Monday, February 4, 2013

Three Stories

From Aljazeera

Earthrise, Al Jazeera's environmental program, ran a show back in July 2012 which I missed. But I've caught it up now, and I'm a bit excited. It covers three stories: wind generators in Kenya, end-of-life plastic reuse in Ireland, and land reclamation in Indonesia.



 Makers
If you haven't read Kurt Vonnegut's Player Piano,


 or Cory Doctorow's Makers,
from the website
you really should. They are both about humans and their relationship with their monkey-brains, about our inveterate need to fiddle with stuff.
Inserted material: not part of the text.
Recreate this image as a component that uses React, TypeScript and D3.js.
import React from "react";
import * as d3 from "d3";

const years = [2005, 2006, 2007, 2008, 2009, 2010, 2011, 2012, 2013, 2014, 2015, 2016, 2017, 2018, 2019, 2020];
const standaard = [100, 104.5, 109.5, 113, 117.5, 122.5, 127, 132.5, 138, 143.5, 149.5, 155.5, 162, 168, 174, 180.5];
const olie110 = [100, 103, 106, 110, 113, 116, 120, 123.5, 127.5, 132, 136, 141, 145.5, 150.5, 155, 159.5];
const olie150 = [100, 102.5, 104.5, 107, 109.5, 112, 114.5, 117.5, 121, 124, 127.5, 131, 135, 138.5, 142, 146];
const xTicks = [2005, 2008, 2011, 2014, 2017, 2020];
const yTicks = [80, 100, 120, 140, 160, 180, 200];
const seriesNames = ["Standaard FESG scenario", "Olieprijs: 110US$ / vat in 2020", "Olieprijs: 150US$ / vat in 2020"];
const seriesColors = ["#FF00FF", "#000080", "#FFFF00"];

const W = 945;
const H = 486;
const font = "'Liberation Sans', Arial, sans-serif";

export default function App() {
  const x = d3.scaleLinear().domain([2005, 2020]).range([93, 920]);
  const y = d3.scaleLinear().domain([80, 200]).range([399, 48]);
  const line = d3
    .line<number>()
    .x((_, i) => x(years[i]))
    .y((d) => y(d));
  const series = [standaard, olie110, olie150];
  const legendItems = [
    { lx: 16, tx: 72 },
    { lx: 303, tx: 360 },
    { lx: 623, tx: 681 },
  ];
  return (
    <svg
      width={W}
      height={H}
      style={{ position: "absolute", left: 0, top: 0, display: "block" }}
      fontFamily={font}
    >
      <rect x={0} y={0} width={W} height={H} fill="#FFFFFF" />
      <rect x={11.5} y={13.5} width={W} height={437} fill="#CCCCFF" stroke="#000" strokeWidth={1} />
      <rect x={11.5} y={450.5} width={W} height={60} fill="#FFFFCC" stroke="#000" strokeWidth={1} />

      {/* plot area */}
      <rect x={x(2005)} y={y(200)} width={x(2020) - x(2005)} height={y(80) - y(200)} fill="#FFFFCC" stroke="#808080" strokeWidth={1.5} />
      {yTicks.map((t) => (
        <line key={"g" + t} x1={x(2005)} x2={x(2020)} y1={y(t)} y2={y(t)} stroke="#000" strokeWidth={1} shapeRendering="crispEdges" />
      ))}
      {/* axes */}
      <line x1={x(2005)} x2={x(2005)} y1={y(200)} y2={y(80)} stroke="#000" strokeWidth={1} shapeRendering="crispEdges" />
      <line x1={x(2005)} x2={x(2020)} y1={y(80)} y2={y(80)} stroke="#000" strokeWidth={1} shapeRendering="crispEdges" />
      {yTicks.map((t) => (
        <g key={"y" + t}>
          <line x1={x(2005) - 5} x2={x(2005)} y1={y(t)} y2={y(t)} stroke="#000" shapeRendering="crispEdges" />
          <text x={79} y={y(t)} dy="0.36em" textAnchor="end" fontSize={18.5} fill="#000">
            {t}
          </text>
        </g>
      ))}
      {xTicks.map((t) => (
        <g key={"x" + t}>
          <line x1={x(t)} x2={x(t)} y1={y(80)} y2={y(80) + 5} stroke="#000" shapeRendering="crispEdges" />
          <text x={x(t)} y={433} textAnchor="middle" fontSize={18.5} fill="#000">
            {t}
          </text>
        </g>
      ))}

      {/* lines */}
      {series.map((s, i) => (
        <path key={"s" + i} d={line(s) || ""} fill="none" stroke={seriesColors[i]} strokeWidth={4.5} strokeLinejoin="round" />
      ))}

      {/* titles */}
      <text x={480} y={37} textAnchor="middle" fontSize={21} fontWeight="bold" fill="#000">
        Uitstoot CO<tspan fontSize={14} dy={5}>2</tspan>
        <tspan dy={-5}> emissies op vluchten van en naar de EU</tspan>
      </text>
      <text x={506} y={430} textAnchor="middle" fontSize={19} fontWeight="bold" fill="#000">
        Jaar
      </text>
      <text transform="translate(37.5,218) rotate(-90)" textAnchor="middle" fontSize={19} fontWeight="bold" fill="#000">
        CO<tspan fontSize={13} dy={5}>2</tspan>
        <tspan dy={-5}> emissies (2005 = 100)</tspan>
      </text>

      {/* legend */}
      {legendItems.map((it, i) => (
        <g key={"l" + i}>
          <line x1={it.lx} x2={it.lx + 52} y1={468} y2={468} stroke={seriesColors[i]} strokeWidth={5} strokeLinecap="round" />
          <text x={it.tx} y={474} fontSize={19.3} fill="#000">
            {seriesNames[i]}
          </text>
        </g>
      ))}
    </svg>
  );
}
And they're both really good reads.
In Kenya, approximately 82% of the population is off-grid--entirely. They rely on batteries and hydrocarbon fuels for power. Access Energy, a local company, uses re-purposed parts and re-used automobile alternators to build not brilliant, perfect wind generators, but appropriate-tech wind generators that can re-charge cell phones and power a light. Which takes care of a large number of the power requirements the off-grid Kenyan's have.
In Ireland, the urge is the same; to take waste and re-purpose it into something useful. Only this is re-using end-of-life plastic to create synthetic diesel. Endlessly more complex than the wind generators, but born of the same need.
And in Indonesia, a born-again tin miner works to repair the damage done by himself and those like him. Here, desolate cratered land is transformed by energy and cows into something beautiful and livable. A model project for restoring lands we'd prefer didn't get destroyed in the first place.